NEW YORK — An investment firm said Tuesday that Abercrombie & Fitch should not renew its contract with CEO Michael Jeffries when it expires in February. Shares of the teen retailer rose more than 5 percent in afternoon trading.
Engaged Capital, which says it owns about 400,000 shares of the teen retailer’s stock, said the move would “set a new direction for the company.”
Jeffries joined Abercrombie & Fitch in the 1980s and gave it the preppy teen image it is known for. But he has come under fire recently for comments he made in 2006 relating to the type of customer he wants in his store and the fact that the store does not offer plus sizes. Earlier this year the comments were picked up by a website and went viral. The company has since begun anti-bullying initiatives.
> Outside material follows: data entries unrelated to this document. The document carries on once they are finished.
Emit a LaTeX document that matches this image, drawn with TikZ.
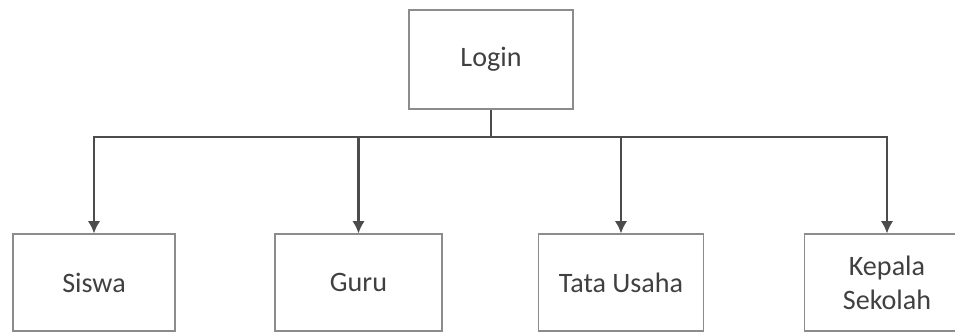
\documentclass[tikz,border=0pt]{standalone}
\usepackage{fontspec}
\setmainfont{Carlito}
\usetikzlibrary{arrows.meta,positioning}

\begin{document}
\begin{tikzpicture}[
    every node/.style={font=\fontsize{16}{19.5}\selectfont, text=black!75},
    box/.style={draw=black!45, line width=0.6pt, minimum width=3.3cm, minimum height=1.94cm, align=center, inner sep=0pt},
    link/.style={draw=black!70, line width=1.2pt, >={Latex[length=7pt,width=7pt]}}
  ]
    \useasboundingbox (0,0) rectangle (19.1,-6.64);

    % top
    \node[box, minimum width=3.28cm, minimum height=1.98cm] (login) at (9.82,-1.19) {Login};

    % users
    \node[box, minimum width=3.24cm] (siswa) at (1.88,-5.65) {Siswa};
    \node[box, minimum width=3.34cm] (guru) at (7.17,-5.65) {Guru};
    \node[box] (tata) at (12.42,-5.65) {Tata Usaha};
    \node[box] (kepala) at (17.74,-5.65) {Kepala\\Sekolah};

    \coordinate (bus) at (9.82,-2.74);
    \draw[link] (login.south) -- (bus);
    \foreach \who in {siswa,guru,tata,kepala}
      \draw[link,->] (bus) -| (\who.north);
\end{tikzpicture}
\end{document}
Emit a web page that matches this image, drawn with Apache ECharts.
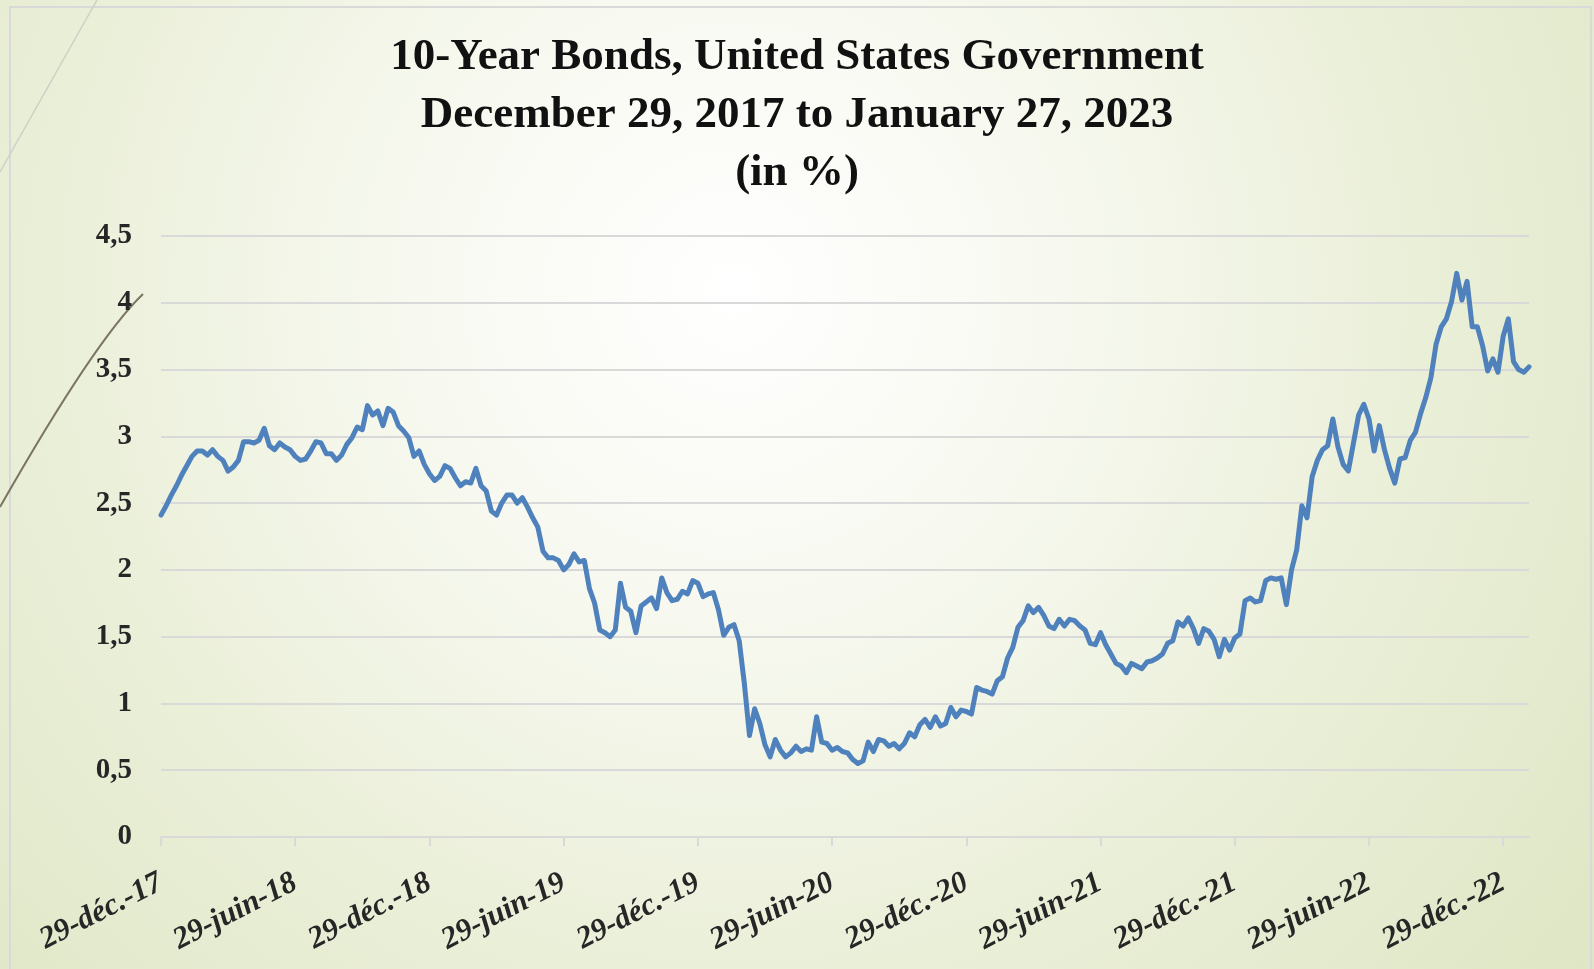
<!DOCTYPE html>
<html>
<head>
<meta charset="utf-8">
<script src="https://cdn.jsdelivr.net/npm/echarts@6/dist/echarts.min.js"></script>
<style>
html, body { margin:0; padding:0; width:1594px; height:969px; overflow:hidden;
  background: radial-gradient(circle 1150px at 46% 30%, #ffffff 0%, #f7f9f0 28%, #eaefd8 60%, #dde5c2 100%); }
#chart { width:1594px; height:969px; }
</style>
</head>
<body>
<div id="chart"></div>
<script>
// ---- Data (weekly, Friday values, %) ----
const startDate = '2017-12-29';
const titleLines = ['10-Year Bonds, United States Government', 'December 29, 2017 to January 27, 2023', '(in %)'];
const xTickLabels = ['29-déc.-17','29-juin-18','29-déc.-18','29-juin-19','29-déc.-19','29-juin-20','29-déc.-20','29-juin-21','29-déc.-21','29-juin-22','29-déc.-22'];
const yTicks = [0, 0.5, 1, 1.5, 2, 2.5, 3, 3.5, 4, 4.5];

const yields2018 = [2.41,2.48,2.56,2.63,2.71,2.78,2.85,2.89,2.89,2.86,2.90,2.85,2.82,2.74,2.77,2.82,2.96,2.96,2.95,2.97,3.06,2.93,2.90,2.95,2.92,2.90,2.85,2.82,2.83,2.89,2.96,2.95,2.87,2.87,2.82,2.86,2.94,2.99,3.07,3.05,3.23,3.16,3.19,3.08,3.21,3.18,3.08,3.04,2.99,2.85,2.89,2.79,2.72];
const yields2019 = [2.67,2.70,2.78,2.76,2.69,2.63,2.66,2.65,2.76,2.63,2.59,2.44,2.41,2.50,2.56,2.56,2.50,2.54,2.47,2.39,2.32,2.14,2.09,2.09,2.07,2.00,2.04,2.12,2.06,2.07,1.86,1.75,1.55,1.53,1.50,1.55,1.90,1.72,1.69,1.53,1.73,1.76,1.79,1.71,1.94,1.83,1.77,1.78,1.84,1.82,1.92,1.90];
const yields2020 = [1.80,1.82,1.83,1.70,1.51,1.57,1.59,1.47,1.15,0.76,0.96,0.85,0.69,0.60,0.73,0.65,0.60,0.63,0.68,0.64,0.66,0.65,0.90,0.71,0.70,0.65,0.67,0.64,0.63,0.58,0.55,0.57,0.71,0.64,0.73,0.72,0.68,0.70,0.66,0.70,0.78,0.75,0.84,0.88,0.82,0.90,0.83,0.85,0.97,0.90,0.95,0.94,0.92];
const yields2021 = [1.12,1.10,1.09,1.07,1.17,1.20,1.34,1.42,1.57,1.62,1.73,1.68,1.72,1.66,1.58,1.56,1.63,1.58,1.63,1.62,1.58,1.55,1.45,1.44,1.53,1.44,1.37,1.30,1.28,1.23,1.30,1.28,1.26,1.31,1.32,1.34,1.37,1.45,1.47,1.61,1.58,1.64,1.56,1.45,1.56,1.54,1.48,1.35,1.48,1.40,1.49,1.52];
const yields2022 = [1.77,1.79,1.76,1.77,1.92,1.94,1.93,1.94,1.74,2.00,2.15,2.48,2.39,2.70,2.82,2.90,2.93,3.13,2.92,2.79,2.74,2.95,3.16,3.24,3.13,2.89,3.08,2.90,2.76,2.65,2.83,2.84,2.97,3.03,3.17,3.29,3.44,3.69,3.82,3.88,4.01,4.22,4.02,4.16,3.82,3.82,3.68,3.49,3.58,3.48,3.75,3.88];
const yields2023 = [3.56,3.50,3.48,3.52];

const values = [].concat(yields2018, yields2019, yields2020, yields2021, yields2022, yields2023);
const categories = [];
{
  const t0 = Date.parse(startDate + 'T00:00:00Z');
  for (let i = 0; i < values.length; i++) {
    categories.push(new Date(t0 + i * 7 * 86400000).toISOString().slice(0, 10));
  }
}

const chart = echarts.init(document.getElementById('chart'), null, { renderer: 'canvas' });
const serif = '"Liberation Serif", "DejaVu Serif", serif';
const gridColor = '#d9d9d9';

chart.setOption({
  backgroundColor: 'transparent',
  animation: false,
  title: {
    text: titleLines.join('\n'),
    left: 'center',
    top: 28,
    padding: 0,
    textStyle: { fontFamily: serif, fontWeight: 'bold', fontSize: 45, lineHeight: 58, color: '#111111' }
  },
  graphic: [
    { type: 'rect', z: -10, silent: true, shape: { x: 10, y: 7, width: 1581, height: 980 },
      style: { fill: 'none', stroke: '#d9d9d9', lineWidth: 2 } },
    { type: 'line', z: -10, silent: true, shape: { x1: 97, y1: 0, x2: 0, y2: 172 },
      style: { stroke: '#cfd0c4', lineWidth: 1.5 } },
    { type: 'bezierCurve', z: -10, silent: true, shape: { x1: 143, y1: 294, cpx1: 95, cpy1: 340, x2: 0, y2: 507 },
      style: { stroke: '#7b7460', lineWidth: 2, fill: 'none' } }
  ],
  grid: { left: 161, right: 65, top: 236, bottom: 132, containLabel: false },
  xAxis: {
    type: 'category',
    data: categories,
    boundaryGap: false,
    axisLine: { show: true, lineStyle: { color: gridColor, width: 2 } },
    axisTick: { show: true, interval: 25, length: 9, lineStyle: { color: gridColor, width: 2 } },
    axisLabel: {
      interval: 25,
      rotate: 27,
      margin: 44,
      fontFamily: serif, fontWeight: 'bold', fontStyle: 'italic', fontSize: 31, color: '#262626',
      formatter: function (v, idx) { const k = idx / 26; return Number.isInteger(k) && xTickLabels[k] ? xTickLabels[k] : ''; }
    },
    splitLine: { show: false }
  },
  yAxis: {
    type: 'value',
    min: yTicks[0],
    max: yTicks[yTicks.length - 1],
    interval: 0.5,
    axisLine: { show: false },
    axisTick: { show: false },
    axisLabel: {
      margin: 29,
      fontFamily: serif, fontWeight: 'bold', fontSize: 29, color: '#262626',
      formatter: function (v) { return String(v).replace('.', ','); }
    },
    splitLine: { show: true, lineStyle: { color: gridColor, width: 2 } }
  },
  series: [{
    type: 'line',
    data: values,
    showSymbol: false,
    smooth: false,
    lineStyle: { color: '#4f81bd', width: 5, cap: 'round', join: 'round' },
    itemStyle: { color: '#4f81bd' }
  }]
});
</script>
</body>
</html>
Meanwhile the company is facing sliding sales. It reported a loss in its third quarter as it closed its Gilly Hicks stores, and revenue fell 12 percent to $1.03 billion.
“Investors in Abercrombie have endured poor performance due to poor leadership for far too long,” Glenn Welling, principal and chief investment officer of Engaged Capital, said in a statement. The company is calling for a new CEO search or for the company to consider a sale.
Abercrombie responded in a statement that its board and management team are “committed to creating value, and we welcome input from all shareholders.”
New Albany, Ohio-based Abercrombie added that it “has had extensive discussions with many of its shareholders, including Engaged Capital, over the past several months” and plans on “continuing our dialogue with shareholders.”
Abercrombie shares rose $1.87, or 5.5 percent, to $35.89 in afternoon trading. The stock had been down 29 percent since the beginning of the year.